▶ [WORK REQUIRED]
Extract, in full, the lines below, beginning at the first and ending with the line that contains "var yTicks = [0, 0.2, 0.4, 0.6, 0.8, 1]". Pictures do not belong in the copy.

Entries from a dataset
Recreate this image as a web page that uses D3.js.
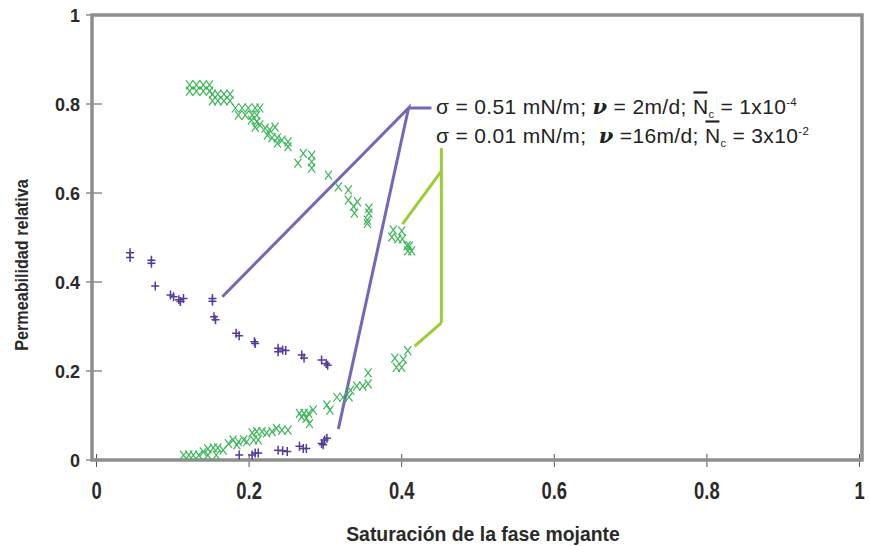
<!DOCTYPE html>
<html>
<head>
<meta charset="utf-8">
<script src="https://cdn.jsdelivr.net/npm/d3@7"></script>
<style>
body { margin: 0; background: #fff; }
svg { display: block; font-family: "Liberation Sans", Arial, sans-serif; }
</style>
</head>
<body>
<div id="chart"></div>
<script>
// curvas de permeabilidad relativa

var xTicks = [0, 0.2, 0.4, 0.6, 0.8, 1]
var yTicks = [0, 0.2, 0.4, 0.6, 0.8, 1]

// sigma = 0.51 (morado), fase no mojante y mojante
var purpleUpper = [[0.044,0.466],[0.044,0.455],[0.072,0.449],[0.072,0.442],[0.077,0.391],
  [0.097,0.371],[0.101,0.367],[0.108,0.360],[0.114,0.363],[0.110,0.356],[0.152,0.363],
  [0.152,0.357],[0.154,0.322],[0.156,0.315],[0.183,0.285],[0.187,0.279],[0.207,0.266],
  [0.208,0.262],[0.238,0.251],[0.238,0.243],[0.244,0.247],[0.248,0.246],[0.269,0.236],
  [0.272,0.229],[0.295,0.225],[0.301,0.217],[0.303,0.213]]

var purpleLower = [[0.187,0.011],[0.204,0.011],[0.208,0.016],[0.212,0.016],[0.238,0.022],
  [0.244,0.021],[0.250,0.019],[0.266,0.031],[0.271,0.026],[0.275,0.026],[0.295,0.037],
  [0.297,0.034],[0.299,0.045],[0.302,0.049]]

// sigma = 0.01 (verde)
var greenUpper = [[0.122,0.843],[0.131,0.843],[0.140,0.843],[0.148,0.843],[0.122,0.829],
  [0.131,0.829],[0.140,0.829],[0.148,0.829],[0.152,0.822],[0.159,0.822],[0.167,0.822],
  [0.175,0.822],[0.152,0.807],[0.159,0.807],[0.167,0.807],[0.175,0.807],[0.182,0.791],
  [0.191,0.791],[0.199,0.791],[0.208,0.791],[0.214,0.791],[0.186,0.775],[0.195,0.775],
  [0.204,0.775],[0.210,0.775],[0.203,0.764],[0.210,0.760],[0.214,0.753],[0.208,0.748],
  [0.221,0.746],[0.227,0.742],[0.234,0.748],[0.224,0.730],[0.230,0.724],[0.237,0.724],
  [0.237,0.712],[0.243,0.719],[0.251,0.715],[0.251,0.704],[0.271,0.689],[0.282,0.685],
  [0.264,0.667],[0.282,0.670],[0.282,0.656],[0.304,0.640],[0.317,0.614],[0.330,0.607],
  [0.330,0.584],[0.342,0.580],[0.337,0.570],[0.338,0.555],[0.357,0.566],[0.357,0.555],
  [0.355,0.539],[0.355,0.532],[0.389,0.517],[0.400,0.515],[0.387,0.501],[0.395,0.497],
  [0.401,0.497],[0.407,0.481],[0.410,0.481],[0.408,0.470],[0.413,0.470]]

var greenLower = [[0.114,0.011],[0.121,0.011],[0.127,0.011],[0.134,0.011],[0.140,0.018],
  [0.146,0.025],[0.153,0.027],[0.159,0.027],[0.166,0.022],[0.146,0.011],[0.157,0.011],
  [0.173,0.037],[0.179,0.045],[0.186,0.041],[0.193,0.045],[0.197,0.041],[0.184,0.034],
  [0.204,0.061],[0.210,0.064],[0.217,0.064],[0.223,0.061],[0.206,0.045],[0.212,0.045],
  [0.230,0.064],[0.236,0.071],[0.243,0.067],[0.251,0.067],[0.266,0.105],[0.272,0.105],
  [0.278,0.105],[0.284,0.112],[0.269,0.097],[0.275,0.094],[0.279,0.082],[0.302,0.124],
  [0.306,0.112],[0.315,0.141],[0.323,0.141],[0.331,0.142],[0.333,0.157],[0.341,0.166],
  [0.349,0.166],[0.356,0.171],[0.356,0.196],[0.391,0.229],[0.402,0.226],[0.408,0.246],
  [0.393,0.208],[0.400,0.208]]

// lineas que unen las curvas con su leyenda
var purpleLeader = [[[0.165,0.367],[0.409,0.791],[0.317,0.070]], [[0.409,0.791],[0.439,0.791]]]
var greenLeader = [[[0.401,0.530],[0.452,0.649]], [[0.452,0.701],[0.452,0.308]], [[0.417,0.256],[0.452,0.308]]]

var legendHead = ['σ = 0.51 mN/m; ', 'σ = 0.01 mN/m;  ']
var legendNu = [' = 2m/d; ', ' =16m/d; ']
var legendNc = [' = 1x10', ' = 3x10']
var legendExp = ['-4', '-2']

var width = 869,
    height = 546

var x = d3.scaleLinear().domain([0, 1]).range([96.5, 859.5])
var y = d3.scaleLinear().domain([0, 1]).range([460, 15])

var svg = d3.select('#chart').append('svg')
  .attr('width', width)
  .attr('height', height)

// ticks
svg.selectAll('line.ytick').data(yTicks)
  .enter().append('line')
    .attr('x1', 86).attr('x2', 102)
    .attr('y1', function(d){ return y(d) }).attr('y2', function(d){ return y(d) })
    .style('stroke', '#555').style('stroke-width', 1)

svg.selectAll('line.xtick').data(xTicks)
  .enter().append('line')
    .attr('x1', function(d){ return x(d) }).attr('x2', function(d){ return x(d) })
    .attr('y1', 454).attr('y2', 467)
    .style('stroke', '#555').style('stroke-width', 1)

// marco
svg.append('rect')
  .attr('x', 92).attr('y', 15)
  .attr('width', 770).attr('height', 445)
  .style('fill', 'none')
  .style('stroke', '#8e8e8e')
  .style('stroke-width', 3.5)

// etiquetas
svg.selectAll('text.ylab').data(yTicks)
  .enter().append('text')
    .attr('x', 80)
    .attr('y', function(d){ return y(d) + 6.5 })
    .attr('text-anchor', 'end')
    .style('font-size', '18px').style('font-weight', 'bold').style('fill', '#2a2a2a')
    .text(function(d){ return d3.format('')(d) })

svg.selectAll('text.xlab').data(xTicks)
  .enter().append('text')
    .attr('transform', function(d){ return 'translate(' + x(d) + ',499) scale(0.8,1)' })
    .attr('text-anchor', 'middle')
    .style('font-size', '23px').style('font-weight', 'bold').style('fill', '#2a2a2a')
    .text(function(d){ return d3.format('')(d) })

svg.append('text')
  .attr('transform', 'translate(483,541) scale(0.97,1)')
  .attr('text-anchor', 'middle')
  .style('font-size', '20px').style('font-weight', 'bold').style('fill', '#2a2a2a')
  .text('Saturación de la fase mojante')

svg.append('text')
  .attr('transform', 'translate(28,265) rotate(-90) scale(0.85,1)')
  .attr('text-anchor', 'middle')
  .style('font-size', '19px').style('font-weight', 'bold').style('fill', '#2a2a2a')
  .text('Permeabilidad relativa')

// lineas guia
var leaderLine = d3.line()
  .x(function(d){ return x(d[0]) })
  .y(function(d){ return y(d[1]) })

svg.selectAll('path.pleader').data(purpleLeader)
  .enter().append('path')
    .attr('d', leaderLine)
    .style('fill', 'none').style('stroke', '#7467b8').style('stroke-width', 3)

svg.selectAll('path.gleader').data(greenLeader)
  .enter().append('path')
    .attr('d', leaderLine)
    .style('fill', 'none').style('stroke', '#9ccc36').style('stroke-width', 3)

// marcadores
var crossX = 'M-3.5,-4.5L3.5,4.5M3.5,-4.5L-3.5,4.5'
var plus = 'M-4,0L4,0M0,-4.5L0,4.5'

function drawPoints(data, shape, color, width) {
  svg.append('g').selectAll('path').data(data)
    .enter().append('path')
      .attr('d', shape)
      .attr('transform', function(d){ return 'translate(' + x(d[0]) + ',' + y(d[1]) + ')' })
      .style('fill', 'none')
      .style('stroke', color)
      .style('stroke-width', width)
}

drawPoints(greenUpper, crossX, '#3bb656', 1.2)
drawPoints(greenLower, crossX, '#3bb656', 1.2)
drawPoints(purpleUpper, plus, '#553a9c', 1.5)
drawPoints(purpleLower, plus, '#553a9c', 1.5)

// leyenda
legendHead.forEach(function(h, i){
  var base = 113.5 + i * 29
  var t = svg.append('text')
    .attr('x', 436).attr('y', base)
    .style('font-size', '21px').style('fill', '#222')
    .style('letter-spacing', '0.35px')
    .style('white-space', 'pre')
  t.append('tspan').text(h)
  t.append('tspan')
    .style('font-family', '"DejaVu Serif", serif').style('font-weight', 'bold').style('font-style', 'italic')
    .text('ν')
  t.append('tspan').text(legendNu[i])
  var n = t.append('tspan').text('N')
  t.append('tspan').attr('dy', 4).style('font-size', '11px').text('c')
  t.append('tspan').attr('dy', -4).text(legendNc[i])
  t.append('tspan').attr('dy', -8).style('font-size', '11.5px').text(legendExp[i])

  var ext = n.node().getExtentOfChar(0)
  svg.append('line')
    .attr('x1', ext.x + 0.5).attr('x2', ext.x + ext.width - 1)
    .attr('y1', base - 21).attr('y2', base - 21)
    .style('stroke', '#222').style('stroke-width', 2.2)
})
</script>
</body>
</html>
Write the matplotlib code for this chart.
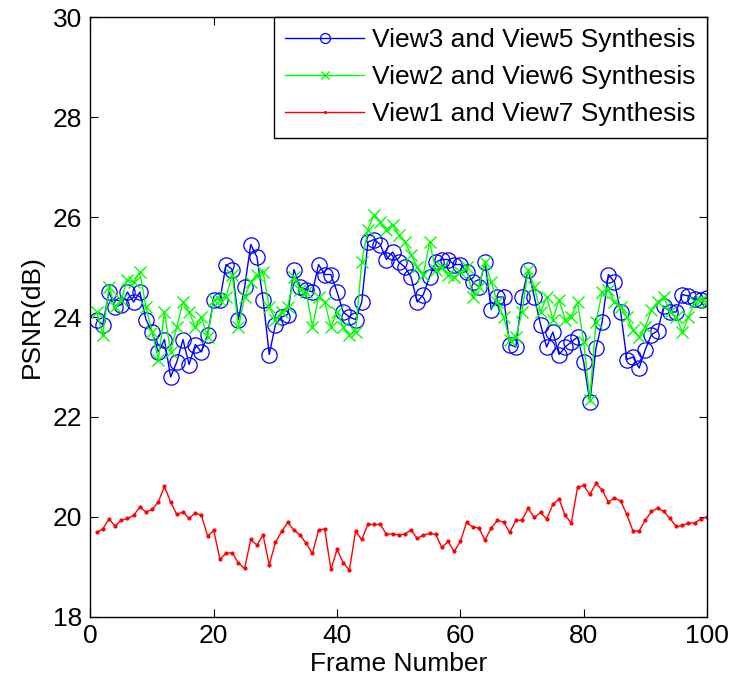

▶ [ANSWER BELOW]
Recreate this image as a web page that uses D3.js.
<!DOCTYPE html>
<html>
<head>
<meta charset="utf-8">
<script src="https://cdn.jsdelivr.net/npm/d3@7"></script>
<style>
body { margin: 0; background: #fff; }
svg { display: block; font-family: "Liberation Sans", Arial, sans-serif; }
</style>
</head>
<body>
<div id="chart"></div>
<script>
// curvas de permeabilidad relativa

var xTicks = [0, 0.2, 0.4, 0.6, 0.8, 1]
var yTicks = [0, 0.2, 0.4, 0.6, 0.8, 1]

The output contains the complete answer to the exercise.